Gaming on the Las Vegas Strip in the COVID-19 era requires a mask and social distancing.

Both moves have similar themes.

Protecting workers in the frontlines of Nevada’s largest industry offers a positive statement to potential Las Vegas visitors and convention and meeting planners – the nation’s largest gaming market is open and safe.

Encore volunteering its space helps in the COVID-19 inoculation effort that has been criticized nationally as being far too slow. Large, high profile locations around the country, such as sports stadiums and arenas and entertainment venues – even Disneyland in Southern California – are being utilized.

What better message to send the image of a Strip resort offering space as a vaccine center?

Other properties – as well as casinos in the Las Vegas locals markets – need to mirror Wynn’s effort. Several operators worked with health care providers to offer onsite COVID-19 testing for their workforce. Those spaces could easily be flipped into vaccine clinics to inoculate the general public and, eventually, a property’s workforce.

Encore’s idea got picked up in Maryland. Live Casino near Baltimore turned its events center into a clinic Tuesday with the capacity to vaccinate 100 people per hour against COVID-19.

“Most casinos want to do it for their employees,” said one Las Vegas gaming source.

Strip operators know recovery from the financial devastation caused by COVID-19 may take years to repair. They want to speed up the healing.

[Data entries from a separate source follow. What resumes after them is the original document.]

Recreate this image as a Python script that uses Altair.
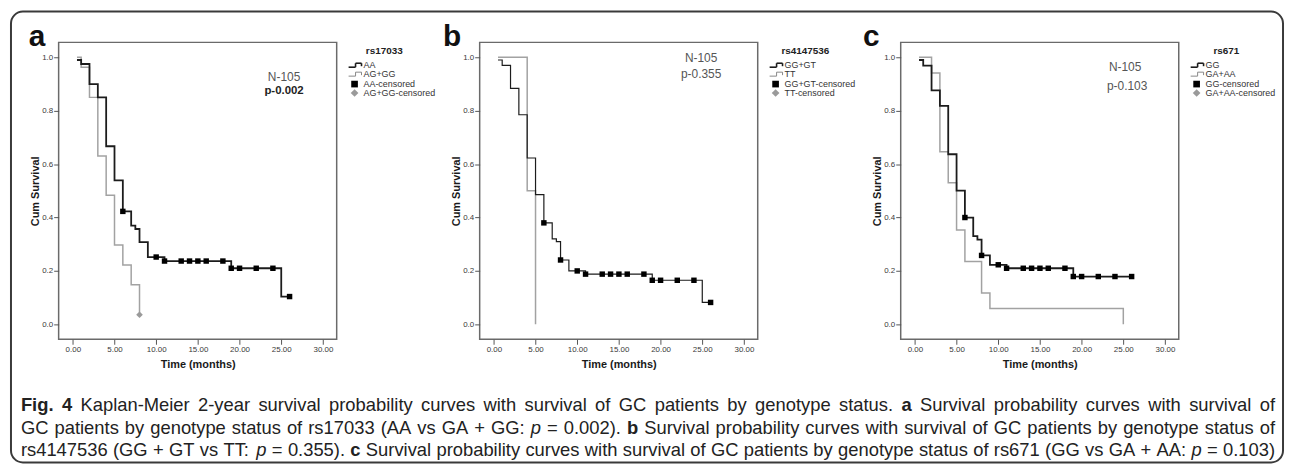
import altair as alt
import pandas as pd

# ---------------- data ----------------
# Panel a : rs17033
a_blk_t = [0.5, 1, 2, 3, 4, 5, 6, 7, 7.5, 8, 9, 11, 19, 25, 26]
a_blk_s = [0.99, 0.975, 0.90, 0.85, 0.667, 0.539, 0.423, 0.37, 0.357, 0.308, 0.252, 0.237, 0.21, 0.104, 0.104]
a_gry_t = [0.5, 1, 2, 3, 4, 5, 6, 7, 8]
a_gry_s = [1.0, 0.963, 0.85, 0.63, 0.483, 0.297, 0.222, 0.148, 0.036]
a_cen_t = [6, 10, 11, 13, 14, 15, 16, 18, 19, 20, 22, 24, 26]
a_cen_s = [0.423, 0.252, 0.237, 0.237, 0.237, 0.237, 0.237, 0.237, 0.21, 0.21, 0.21, 0.21, 0.104]
a_gcen_t = [8]
a_gcen_s = [0.036]

# Panel b : rs4147536
b_blk_t = [0.5, 1, 2, 3, 4, 5, 6, 7, 7.5, 8, 9, 11, 19, 25, 26]
b_blk_s = [0.99, 0.97, 0.884, 0.785, 0.623, 0.486, 0.38, 0.32, 0.31, 0.241, 0.2, 0.188, 0.165, 0.082, 0.082]
b_gry_t = [0.5, 4, 5]
b_gry_s = [1.0, 0.5, 0.0]
b_cen_t = [6, 8, 10, 11, 13, 14, 15, 16, 18, 19, 20, 22, 24, 26]
b_cen_s = [0.38, 0.241, 0.2, 0.188, 0.188, 0.188, 0.188, 0.188, 0.188, 0.165, 0.165, 0.165, 0.165, 0.082]

# Panel c : rs671
c_blk_t = [0.5, 1, 2, 3, 4, 5, 6, 7, 7.5, 8, 9, 11, 19, 26]
c_blk_s = [0.99, 0.969, 0.876, 0.818, 0.637, 0.501, 0.40, 0.33, 0.317, 0.258, 0.223, 0.21, 0.179, 0.179]
c_gry_t = [0.5, 2, 3, 4, 5, 6, 8, 9, 25]
c_gry_s = [1.0, 0.941, 0.646, 0.53, 0.353, 0.235, 0.117, 0.059, 0.0]
c_cen_t = [6, 8, 10, 11, 13, 14, 15, 16, 18, 19, 20, 22, 24, 26]
c_cen_s = [0.40, 0.258, 0.223, 0.21, 0.21, 0.21, 0.21, 0.21, 0.21, 0.179, 0.179, 0.179, 0.179, 0.179]

x_ticks = [0, 5, 10, 15, 20, 25, 30]
y_ticks = [0.0, 0.2, 0.4, 0.6, 0.8, 1.0]

legend_titles = ["rs17033", "rs4147536", "rs671"]
legend_labels = [
    ["AA", "AG+GG", "AA-censored", "AG+GG-censored"],
    ["GG+GT", "TT", "GG+GT-censored", "TT-censored"],
    ["GG", "GA+AA", "GG-censored", "GA+AA-censored"],
]
n_text = "N-105"
p_texts = ["p-0.002", "p-0.355", "p-0.103"]
letters = ["a", "b", "c"]

caption = [
    [("Fig. 4", "bold"),
     ("Kaplan-Meier 2-year survival probability curves with survival of GC patients by genotype status.", "normal"),
     ("a", "bold"), ("Survival probability curves with survival of", "normal")],
    [("GC patients by genotype status of rs17033 (AA vs GA + GG:", "normal"), ("p", "italic"), ("= 0.002).", "normal"),
     ("b", "bold"), ("Survival probability curves with survival of GC patients by genotype status of", "normal")],
    [("rs4147536 (GG + GT vs TT:", "normal"), ("p", "italic"), ("= 0.355).", "normal"), ("c", "bold"),
     ("Survival probability curves with survival of GC patients by genotype status of rs671 (GG vs GA + AA:", "normal"),
     ("p", "italic"), ("= 0.103)", "normal")],
]

FONT = "Liberation Sans"
BLACK = "#1c1c1c"
GRAY = "#a2a2a2"
W, H = 280, 299

one = pd.DataFrame({"k": [0]})

# Liberation Sans (Arial-compatible) advance widths, per 1000 em, used to lay out the justified caption
_reg = {' ': 278, '(': 333, ')': 333, '+': 584, ',': 278, '-': 333, '.': 278, ':': 278, '=': 584,
        'A': 667, 'C': 722, 'F': 611, 'G': 778, 'K': 667, 'M': 833, 'S': 667, 'T': 611}
for ch in "0123456789":
    _reg[ch] = 556
_reg.update(dict(zip("abcdefghijklmnopqrstuvwxyz",
                     [556, 556, 500, 556, 556, 278, 556, 556, 222, 222, 500, 222, 833, 556, 556, 556, 556, 333,
                      500, 278, 556, 500, 722, 500, 500, 500])))
_bold = {'F': 611, 'i': 278, 'g': 611, '.': 278, '4': 556, 'a': 556, 'b': 611, 'c': 556, ' ': 278}


def word_w(w, style):
    tab = _bold if style == "bold" else _reg
    return sum(tab.get(ch, 556) for ch in w) / 1000.0


def txt(s, x, y, size, weight="normal", color="#222", align="center", font=FONT, baseline="middle", style="normal"):
    return alt.Chart(one).mark_text(text=s, fontSize=size, fontWeight=weight, fontStyle=style, color=color,
                                    align=align, baseline=baseline, font=font).encode(x=alt.value(x), y=alt.value(y))


def rule(x1, x2, y1, y2, color, w):
    return alt.Chart(one).mark_rule(color=color, strokeWidth=w).encode(
        x=alt.value(x1), x2=alt.value(x2), y=alt.value(y1), y2=alt.value(y2))


def sym(shape, x, y, size, color):
    return alt.Chart(one).mark_point(shape=shape, filled=True, size=size, color=color, opacity=1).encode(
        x=alt.value(x), y=alt.value(y))


def step_icon(x0, y, color, w):
    return [rule(x0, x0 + 7, y + 2, y + 2, color, w), rule(x0 + 7, x0 + 7, y + 2, y - 2, color, w),
            rule(x0 + 7, x0 + 13, y - 2, y - 2, color, w), rule(x0 + 13, x0 + 13, y - 2, y + 1, color, w)]


def caption_layers(x_left, x_right, ys):
    lines = []
    for line in caption:
        words = []
        for seg, st in line:
            for w in seg.split(" "):
                words.append((w, st))
        lines.append(words)
    span = x_right - x_left
    nat = [sum(word_w(w, s) for w, s in ws) + 0.278 * (len(ws) - 1) for ws in lines]
    fs = span / max(nat) * 0.995
    out = []
    for ws, y in zip(lines, ys):
        tot = sum(word_w(w, s) for w, s in ws) * fs
        gap = (span - tot) / (len(ws) - 1)
        x = x_left
        for w, s in ws:
            out.append(txt(w, round(x, 2), y, round(fs, 2), weight="bold" if s == "bold" else "normal",
                           style="italic" if s == "italic" else "normal", color="#222", align="left"))
            x += word_w(w, s) * fs + gap
    return out


xs = alt.Scale(domain=[-1.7, 31.65], nice=False, zero=False)
ys_ = alt.Scale(domain=[-0.056, 1.056], nice=False, zero=False)
X = alt.X("t:Q", scale=xs, axis=alt.Axis(values=x_ticks, format=".2f", title="Time (months)"))
Y = alt.Y("s:Q", scale=ys_, axis=alt.Axis(values=y_ticks, format=".1f", title="Cum Survival"))


def panel(i, bt, bs, gt, gs, ct, cs, gct, gcs, blk_w, ann):
    gl = alt.Chart(pd.DataFrame({"t": gt, "s": gs})).mark_line(
        interpolate="step-after", color=GRAY, strokeWidth=1.5).encode(x=X, y=Y)
    bl = alt.Chart(pd.DataFrame({"t": bt, "s": bs})).mark_line(
        interpolate="step-after", color=BLACK, strokeWidth=blk_w).encode(x=X, y=Y)
    cp = alt.Chart(pd.DataFrame({"t": ct, "s": cs})).mark_point(
        shape="square", filled=True, size=30, color="#000", opacity=1).encode(x=X, y=Y)
    layers = [gl, bl, cp]
    if gct:
        layers.append(alt.Chart(pd.DataFrame({"t": gct, "s": gcs})).mark_point(
            shape="diamond", filled=True, size=45, color="#9a9a9a", opacity=1).encode(x=X, y=Y))
    # annotations
    (nx, ny, px, py, pbold) = ann
    layers.append(txt(n_text, nx, ny, 12, color="#555"))
    layers.append(txt(p_texts[i], px, py, 12 if not pbold else 11.5,
                      weight="bold" if pbold else "normal", color="#222" if pbold else "#555"))
    # panel letter
    lx = [-30, -37, -38][i]
    layers.append(txt(letters[i], lx, 10, 30, weight="bold", color="#111", align="left", baseline="bottom"))
    # legend
    layers.append(txt(legend_titles[i], 328, 9, 10, weight="bold", color="#222"))
    rows = [23, 32, 42, 51]
    layers += step_icon(292, rows[0], BLACK, 1.6)
    layers += step_icon(292, rows[1], "#888", 1.0)
    layers.append(sym("square", 298, rows[2], 45, "#000"))
    layers.append(sym("diamond", 298, rows[3], 60, "#9a9a9a"))
    for r, lab in zip(rows, legend_labels[i]):
        layers.append(txt(lab, 307, r, 9, color="#333", align="left"))
    if i == 0:
        # outer rounded frame
        layers.insert(0, alt.Chart(one).mark_rect(filled=False, color="#3a3a3a", strokeWidth=2, cornerRadius=12).encode(
            x=alt.value(-48), x2=alt.value(1233), y=alt.value(-31), y2=alt.value(423)))
        # caption (figure legend), justified between page x 20 and 1283
        layers += caption_layers(-38, 1225, [365, 388, 411])
    return alt.layer(*layers).properties(width=W, height=H)


pa = panel(0, a_blk_t, a_blk_s, a_gry_t, a_gry_s, a_cen_t, a_cen_s, a_gcen_t, a_gcen_s, 1.8,
           (227, 35, 227, 49, True))
pb = panel(1, b_blk_t, b_blk_s, b_gry_t, b_gry_s, b_cen_t, b_cen_s, [], [], 1.2,
           (223, 16, 223, 32, False))
pc = panel(2, c_blk_t, c_blk_s, c_gry_t, c_gry_s, c_cen_t, c_cen_s, [], [], 1.8,
           (226, 25, 228, 44, False))

chart = alt.hconcat(pa, pb, pc, spacing=144, bounds="flush").properties(
    padding={"left": 1, "top": 0, "right": 0, "bottom": 0}
).configure_view(stroke="#6a6a6a", strokeWidth=1.5).configure_axis(
    domain=False, grid=False, labelFont=FONT, labelFontSize=8, labelColor="#3a3a3a",
    tickColor="#555", tickSize=5, tickWidth=1, labelPadding=1,
    titleFont=FONT, titleFontSize=11, titleFontWeight="bold", titleColor="#1a1a1a"
).configure_axisX(titlePadding=5).configure_axisY(titlePadding=1)

chart.save("out.html", embed_options={"renderer": "svg", "actions": False})
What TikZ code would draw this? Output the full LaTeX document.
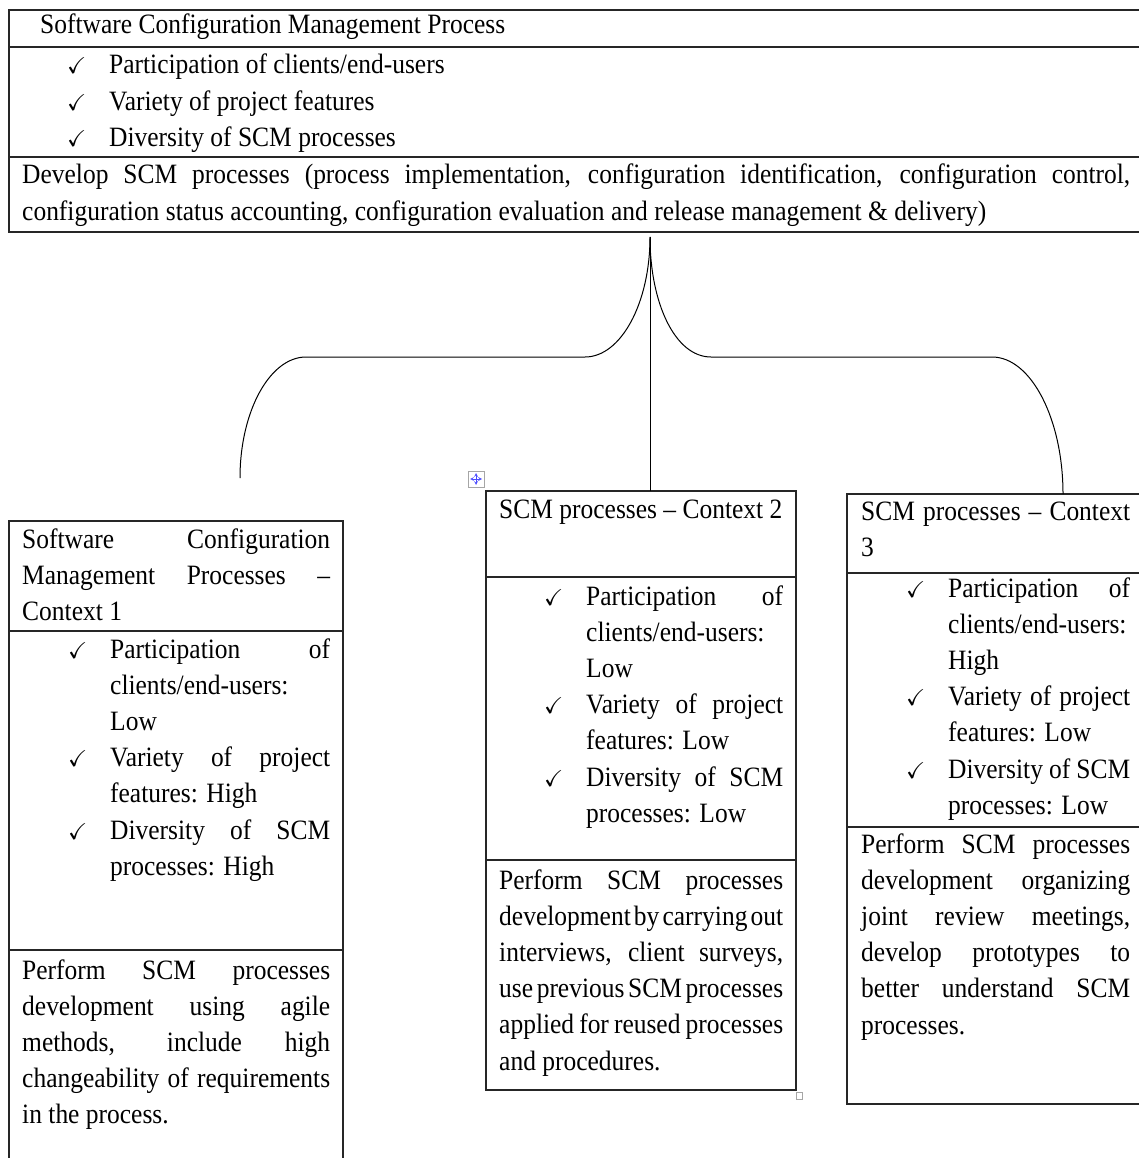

Nevada’s casino industry suffered through a 78-day shutdown that ended on June 4. But the state’s tourism market has been slow to return due to lack of airline travel and canceled Las Vegas conventions and meetings.

The Strip is expected to report 2020 gaming revenue numbers and visitation figures next week that border on 20-year-to-30-year lows. Even the worst point of the Great Recession didn’t cause revenues to fall nearly 45% and tourism to crater by more than 50%.

That’s the primary reason behind getting frontline casino, hotel, and tourism workers inoculated quickly against COVID-19. The state’s Gaming Control Board asked casino operators to provide information on the number of potential gaming and tourism employees who could be in line to receive the vaccine once they are prioritized.

Gaming Control Board Chairman Brin Gibson said the agency wants to provide state and county health officials with as much information as possible regarding potential vaccine distribution. Identification and private information won’t be revealed.

It may also gauge how many employees will decline being vaccinated.

Las Vegas attorney Mackenzie Warren of McDonald Carano said in an email that employers can generally require employees to be vaccinated as long as it relates to a valid business justification or necessity.

Warren said the employer must also explore “reasonable accommodations” based upon disability and religion.

“For Nevada resort and casinos, this business necessity test is likely easily met as these workers interact with the general public and are vital to the casino’s operation,” Warren said. “Gov. Sisolak’s recent upgrade of casino and resort employees to be eligible for the vaccine sooner via Nevada’s ‘frontline/essential workforce lane’ seems to bolster the importance and necessity in getting these workers vaccinated.”

Culinary Workers Local 226, the state’s largest labor union that represents some 60,000 hospitality industry workers, agrees that vaccinating the casino industry sends the correct message to the tourism world.

“The hospitality industry is critical for the well-being of the entire state of Nevada and the Culinary Union is supportive of the governor’s designation of hospitality workers as essential,” the union secretary-treasurer, Geoconda Argüello-Kline, said in a statement.

The union also provided a comment from a Bellagio guest room attendant who said she would “be first in line” when it comes to getting the vaccine.

“As hospitality workers, we are on the front lines dealing with customers from all over the world,” said Gladis Blanco, who has worked eight years at the Strip resort. “I would feel peace of mind knowing that my family and I are safe when I get the vaccine.”